We are very concerned about the growing number of students and educators that are afraid of making mistakes. At a very early age, humans see mistake making as a natural part of life. My two-year old makes mistakes constantly. He doesn’t care in the least when he makes a mistake. He’ll spill his water on the carpet, look up, say, “oops,” and move on to the next blunder. It’s beautiful. So what happens along the way? Why will my two-year old eventually do everything in his power to AVOID making mistakes? Is that what I want as his dad? Sure, as humans we want to make fewer and fewer mistakes, that makes sense, but when the mindset is locked, at a young age, that mistakes are awful moments surrounded by ridicule and punishment, the way we SEE mistakes is very different.
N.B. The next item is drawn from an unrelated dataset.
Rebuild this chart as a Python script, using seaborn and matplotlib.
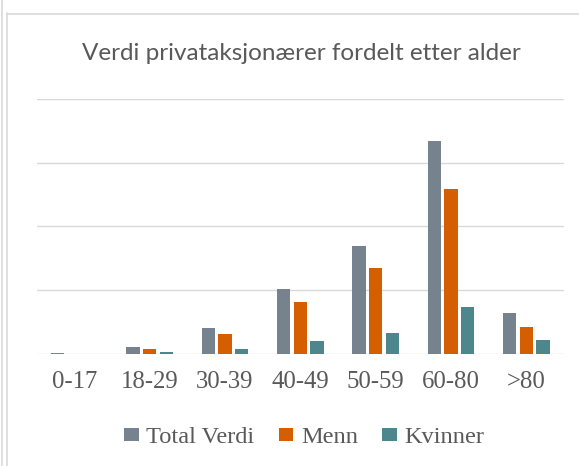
import numpy as np
import pandas as pd
import matplotlib
matplotlib.use("Agg")
import matplotlib.pyplot as plt
from matplotlib.lines import Line2D
import seaborn as sns

categories = ["0-17", "18-29", "30-39", "40-49", "50-59", "60-80", ">80"]
series_names = ["Total Verdi", "Menn", "Kvinner"]
total_verdi = [0.02, 0.12, 0.41, 1.03, 1.69, 3.34, 0.65]
menn = [0.0, 0.08, 0.32, 0.82, 1.35, 2.59, 0.425]
kvinner = [0.0, 0.04, 0.086, 0.21, 0.34, 0.74, 0.22]
colors = ["#76838f", "#d55e00", "#4e868e"]

df = pd.DataFrame({
    "Alder": categories * 3,
    "Serie": [series_names[0]] * 7 + [series_names[1]] * 7 + [series_names[2]] * 7,
    "Verdi": total_verdi + menn + kvinner,
})

sns.set_theme(style="white")
plt.rcParams["font.family"] = ["DejaVu Sans"]

fig = plt.figure(figsize=(5.79, 4.66), dpi=100)
ax = fig.add_axes([0.0634, 0.2393, 0.9106, 0.5493])

sns.barplot(data=df, x="Alder", y="Verdi", hue="Serie", hue_order=series_names,
            palette=colors, saturation=1, width=0.665, gap=0.2, linewidth=0,
            ax=ax, legend=True)

ax.set_ylim(0, 4)
ax.set_yticks([0, 1, 2, 3, 4])
ax.set_yticklabels([])
ax.yaxis.grid(True, color="#d9d9d9", linewidth=1.0)
ax.set_axisbelow(True)
for s in ax.spines.values():
    s.set_visible(False)
ax.set_xlim(-0.5, 6.5)
ax.set_xlabel("")
ax.set_ylabel("")
ax.tick_params(axis="y", length=0)

ax.set_xticks(np.arange(len(categories)))
ax.set_xticklabels(categories, fontfamily="Liberation Serif", fontsize=17.8, color="#595959")
ax.tick_params(axis="x", length=0, pad=12)

handles, labels = ax.get_legend_handles_labels()
ax.get_legend().remove()
fig.legend(handles, labels, loc="center", bbox_to_anchor=(304.2 / 579, 1 - 437.5 / 466),
           ncol=3, frameon=False, handlelength=0.6, handleheight=0.45,
           handletextpad=0.3, columnspacing=1.0, borderpad=0, borderaxespad=0,
           prop={"family": "Liberation Serif", "size": 17.6}, labelcolor="#595959")

fig.text(301 / 579, 1 - 60 / 466, "Verdi privataksjonærer fordelt etter alder",
         ha="center", va="baseline", fontsize=17.5, color="#595959", family="Lato")

# frame lines of the chart area
fig.add_artist(Line2D([1.5 / 579, 1.5 / 579], [0, 1], color="#d9d9d9", linewidth=1.2, transform=fig.transFigure))
fig.add_artist(Line2D([6.5 / 579, 6.5 / 579], [0, 1 - 13 / 466], color="#d9d9d9", linewidth=1.2, transform=fig.transFigure))
fig.add_artist(Line2D([6.5 / 579, 1], [1 - 13.5 / 466, 1 - 13.5 / 466], color="#d9d9d9", linewidth=1.2, transform=fig.transFigure))

fig.savefig("out.png", dpi=100)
Mistakes are the catalyst for learning lessons. If that catalyst is cloaked in negativity, the moment of the mistake and the impact of the mistake are not healthy. We can read about lessons; we can hear about other people’s lessons; we can watch other people learn lessons, but it often doesn’t hold sway in our consciousness unless we make the mistake that leads to our own lesson. The key is to OWN the mistake so you can get straight to the lesson. A natural tendency after a mistake has been made is to Deny/Hide, Blame, Justify, or Dwell. If we do all or any of those four things, we push the lesson further and further from us. If we Own It, we bring the lesson closer.

School’s two main purposes are to develop humans and to keep curiosity alive in students. In order to have human development, we need to understand that mistakes are going to occur. If curiosity is alive in students, mistakes will no doubt follow. It’s beautiful. More beautiful than that is that our mistake making will take a new form: mistakes will no longer feel like mistakes, as they will no longer be associated with negativity. They will simply be another piece of human development. Let’s take something that is completely inevitable and make it healthy and useful.

With mistakes, we learn. When we learn, we develop and grow.